To avoid the combinatorial explosion going on with features, we should consider a switch to a new API based on an abstract Application type. This is a separate proposal at #492, but is a prerequisite for this feature.
The key insight here is that sounds are normally not so much a function of the state, as they are of the edge, or change, in state. So rather than wanting a function like state -> Sound, we actually want functions like (state, Event) -> Sound and (state, Time) -> Sound, analogous to the step and event handler functions on state that exist now. Once a sound is triggered, it plays to completion on its own. This is a little weird, but playing around with a few real-world uses of state -> Sound consistently led to just adding a sound-effect queue to the state, so that it was possible to add effects from the step and event functions, and trigger them exactly once.
There are combinators on sounds, just as there are combinators on pictures. Combinators can do things like adjust the pitch, volume, or duration, invert the pitch, and even combine sounds by playing them either in sequence, or in parallel. Then the combined sound can be triggered entirely as one effect.

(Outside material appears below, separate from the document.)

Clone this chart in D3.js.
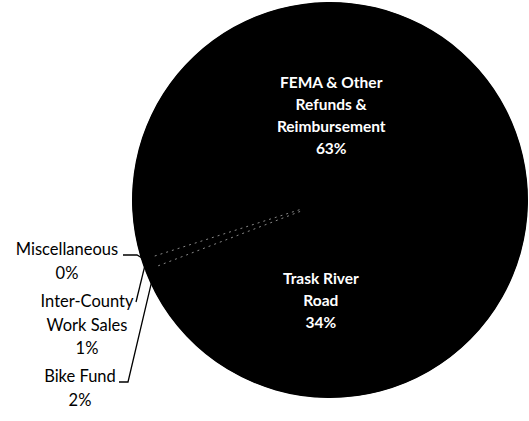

cdsmith commented 6 years ago

https://www.youtube.com/watch?v=Vj8h5w4yfW8 and https://github.com/lnfiniteMonkeys/TimeLines are great inspirations here. Forgetting the abstraction layer, it might be good enough to just control frequency and amplitude, and maybe some of the other synth parameters seen in that video, per unit time. This certainly lets you sample less frequently than without the fourier transform.

3noch commented 5 years ago

What about playing arbitrary audio files (public URLs of course)? I have a student who would like this feature in any form.

cdsmith commented 5 years ago

I've still not found an API that I think really fits. Here's what would work, though. I want to change the core of codeworld-api to be based on reflex, rather than a hand-coded event loop. Once that happens, we'll have a sufficiently abstract API that adding something like sound will be easy to do. That gets sound into codeworld-api, at the cost that you have to use a full FRP implementation instead of one of the simplified API variants.

Adding sound to codeworld-base is harder, because I'm just not convinced that any of the API options are good enough to commit to.

3noch commented 5 years ago

No sound at all is also an API commitment. ;)

With audio files it would be nice to have events for "audio finished playing." I'm guessing that's where you see the value of reflex. Lack of IE support isn't an issue in my mind. No audio on IE is no worse than it is now.

cdsmith commented 5 years ago

So leaving aside implementation, what would be your ideal API for codeworld-base programs with sounds?

The best I can come up with is something like:

data Sound
type Pitch = ...  -- What?  Number like 440?  Text like "A4"?  Abstract type with yet more API?

bell :: Pitch -> Sound
beep :: Pitch -> Sound
piano :: Pitch -> Sound
click :: Sound
...
soundAtURL :: Text -> Sound  -- maybe?

loud :: Sound -> Sound
quiet :: Sound -> Sound
long :: Sound -> Sound
short :: Sound -> Sound
withDuration :: (Sound, Number) -> Sound  -- ugly name!
transposed :: (Sound, Number) -> Sound

chord :: [Sound] -> Sound
melody :: [Sound] -> Sound

someNewEntryPoint ::
    ([Number] -> state, (state, Event) -> (state, [Sound]), state -> Picture) -> Program

This doesn't deliver events when the sound stops, or allow a sound to be cancelled, or anything like that. It's purely fire-and-forget.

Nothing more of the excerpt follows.